Taxes and Giving: Our Perspective

The new tax law signed into effect at the end of 2017 caused a great deal of discussion (and some concern) about its effect on charitable giving.

At the heart of the matter was the increase in the standard deduction. In 2018 and beyond, itemizing charitable gifts will be a non-issue for any individual who anticipates having less than $12,700 in deductions (or $24,000 for married couples). But several strategies quickly emerged in response:

“Bunching”

If your annual giving is typically less than the standard deduction, consider giving an amount that exceeds the standard deduction one year, and “saving up” the alternate year. If you’re worried about how this will affect your favorite charity’s cash flow, a donor-advised fund can be an ideal solution. These funds allow you deduct the full amount of your donation in the year it is made, and then have grants in amounts of your choosing paid over any number of following years. As a bonus, any undistributed funds can be invested for growth, further benefiting the eventual recipient(s).

Organize your giving

While $12,700 may sound like a lot of money, when you consider all the smaller gifts you make throughout the year, you may find you are coming closer than you realize. The problem lies in collecting all those receipts. Again, a donor-advised fund (DAF) can help. By establishing a DAF to serve as a ready source of funds for gift requests, you can simplify your giving and eliminate any tax-season scramble for gift receipts (required for any gift over $250).

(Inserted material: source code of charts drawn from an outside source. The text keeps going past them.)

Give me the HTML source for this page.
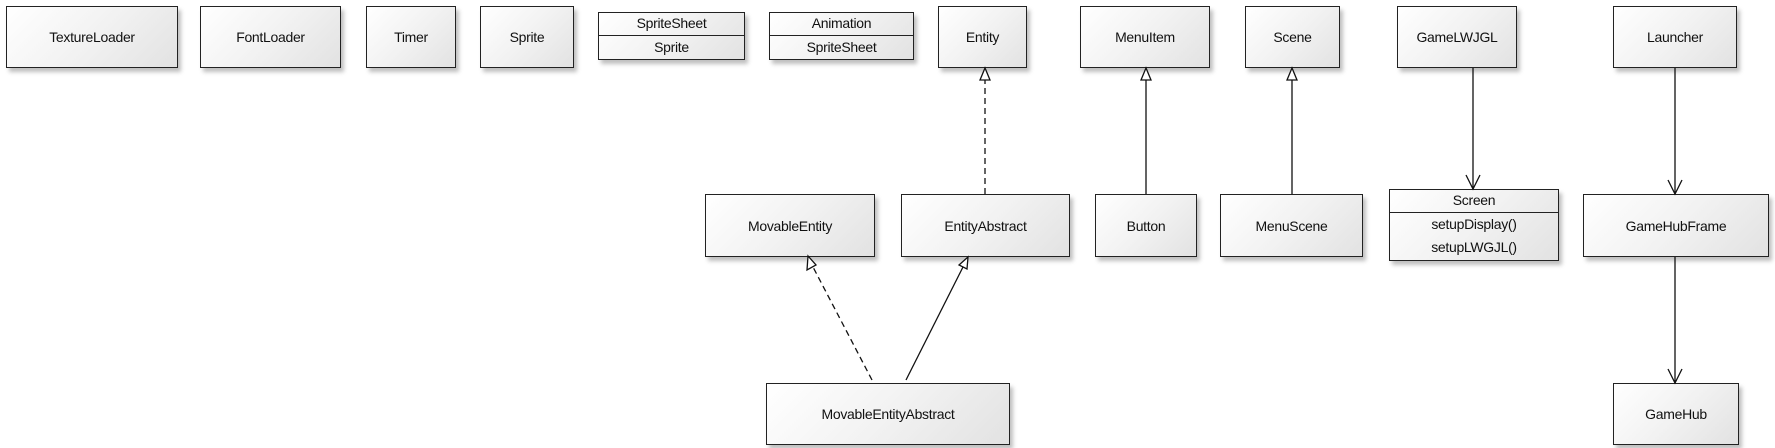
<!DOCTYPE html>
<html><head><style>
body{margin:0;width:1775px;height:448px;background:#fff;position:relative;overflow:hidden;font-family:"Liberation Sans",sans-serif;}
.b{position:absolute;box-sizing:border-box;border:1.5px solid #222;background:linear-gradient(135deg,#fff 0%,#f2f2f2 50%,#e2e2e2 100%);box-shadow:3px 4px 4px rgba(0,0,0,0.25);display:flex;align-items:center;justify-content:center;font-size:14px;color:#111;letter-spacing:-0.3px;}
.c{position:absolute;box-sizing:border-box;border:1.5px solid #222;background:linear-gradient(135deg,#fff 0%,#f2f2f2 50%,#e2e2e2 100%);box-shadow:3px 4px 4px rgba(0,0,0,0.25);font-size:14px;color:#111;text-align:center;letter-spacing:-0.3px;}
.c div{box-sizing:border-box;}
svg{position:absolute;left:0;top:0;}
</style></head><body>
<div class="b" style="left:6px;top:6px;width:172px;height:62px">TextureLoader</div>
<div class="b" style="left:200px;top:6px;width:141px;height:62px">FontLoader</div>
<div class="b" style="left:366px;top:6px;width:90px;height:62px">Timer</div>
<div class="b" style="left:480px;top:6px;width:94px;height:62px">Sprite</div>
<div class="c" style="left:598px;top:12px;width:147px;height:48px"><div style="height:23px;line-height:21px;border-bottom:1.5px solid #222">SpriteSheet</div><div style="line-height:22px">Sprite</div></div>
<div class="c" style="left:769px;top:12px;width:145px;height:48px"><div style="height:23px;line-height:21px;border-bottom:1.5px solid #222">Animation</div><div style="line-height:22px">SpriteSheet</div></div>
<div class="b" style="left:938px;top:6px;width:89px;height:62px">Entity</div>
<div class="b" style="left:1080px;top:6px;width:130px;height:62px">MenuItem</div>
<div class="b" style="left:1245px;top:6px;width:95px;height:62px">Scene</div>
<div class="b" style="left:1397px;top:6px;width:120px;height:62px">GameLWJGL</div>
<div class="b" style="left:1613px;top:6px;width:124px;height:62px">Launcher</div>
<div class="b" style="left:705px;top:194px;width:170px;height:63px">MovableEntity</div>
<div class="b" style="left:901px;top:194px;width:169px;height:63px">EntityAbstract</div>
<div class="b" style="left:1095px;top:194px;width:102px;height:63px">Button</div>
<div class="b" style="left:1220px;top:194px;width:143px;height:63px">MenuScene</div>
<div class="c" style="left:1389px;top:189px;width:170px;height:72px"><div style="height:23px;line-height:21px;border-bottom:1.5px solid #222">Screen</div><div style="line-height:23px">setupDisplay()<br>setupLWGJL()</div></div>
<div class="b" style="left:1583px;top:194px;width:186px;height:63px">GameHubFrame</div>
<div class="b" style="left:766px;top:383px;width:244px;height:62px">MovableEntityAbstract</div>
<div class="b" style="left:1613px;top:383px;width:126px;height:62px">GameHub</div>
<svg width="1775" height="448" stroke="#111" stroke-width="1.3" fill="none">
<line x1="985" y1="194" x2="985" y2="80" stroke-dasharray="6,4"/>
<polygon points="985,68 980,80 990,80" fill="#fff"/>
<line x1="1146" y1="194" x2="1146" y2="80"/>
<polygon points="1146,68 1141,80 1151,80" fill="#fff"/>
<line x1="1292" y1="194" x2="1292" y2="80"/>
<polygon points="1292,68 1287,80 1297,80" fill="#fff"/>
<line x1="1473" y1="68" x2="1473" y2="189"/>
<polyline points="1466,175 1473,189 1480,175"/>
<line x1="1675" y1="68" x2="1675" y2="194"/>
<polyline points="1668,180 1675,194 1682,180"/>
<line x1="1675" y1="257" x2="1675" y2="383"/>
<polyline points="1668,369 1675,383 1682,369"/>
<line x1="872" y1="380" x2="813" y2="267" stroke-dasharray="6,4"/>
<polygon points="808,256 807,270 816,265" fill="#fff"/>
<line x1="906" y1="380" x2="963" y2="267"/>
<polygon points="968,257 959,265 967,269" fill="#fff"/>
</svg>
</body></html>
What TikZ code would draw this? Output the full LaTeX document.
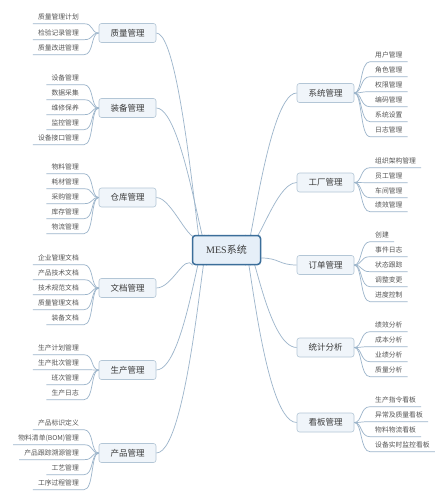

Give through your business

If you are a business owner, remember that charitable gifts made by your company are still deductible. An easy way to give as a business–and thank customers at the same time–is with Giving Cards. Similar to gift cards, Giving Cards can be purchased in any denomination and even branded with your corporate logo. The recipient can then use them to support any charity of their choosing.

Find other ways to give

Other donations still qualify as charitable gifts. For example, if you are at least 70 ½ you can make a Qualified Charitable Distribution from your IRA of up to $100,000 directly to a charity without those distributions being recognized as income, and gifts of appreciated assets, such stocks, can still result in significant tax benefits. And of course, you can always give your time. Volunteering is a great way to find the organizations that mean the most to you, and help you make informed choices about any financial support.

Remember why you give

Ultimately, the reasons and rewards for giving extend far beyond tax implications. While YouthBridge is here to work with you and your financial advisor to find strategies that can be most advantageous, you are your own best guide as to why charitable giving is important to you.

A final note: new legislation has also increased the deduction for cash donations to donor-advised funds from 50% to 60% of AGI.

Note: The information provided herein is for informational purposes only and should not be interpreted to constitute legal and/or tax advice. Donors should consult their legal and tax advisors regarding their specific situations.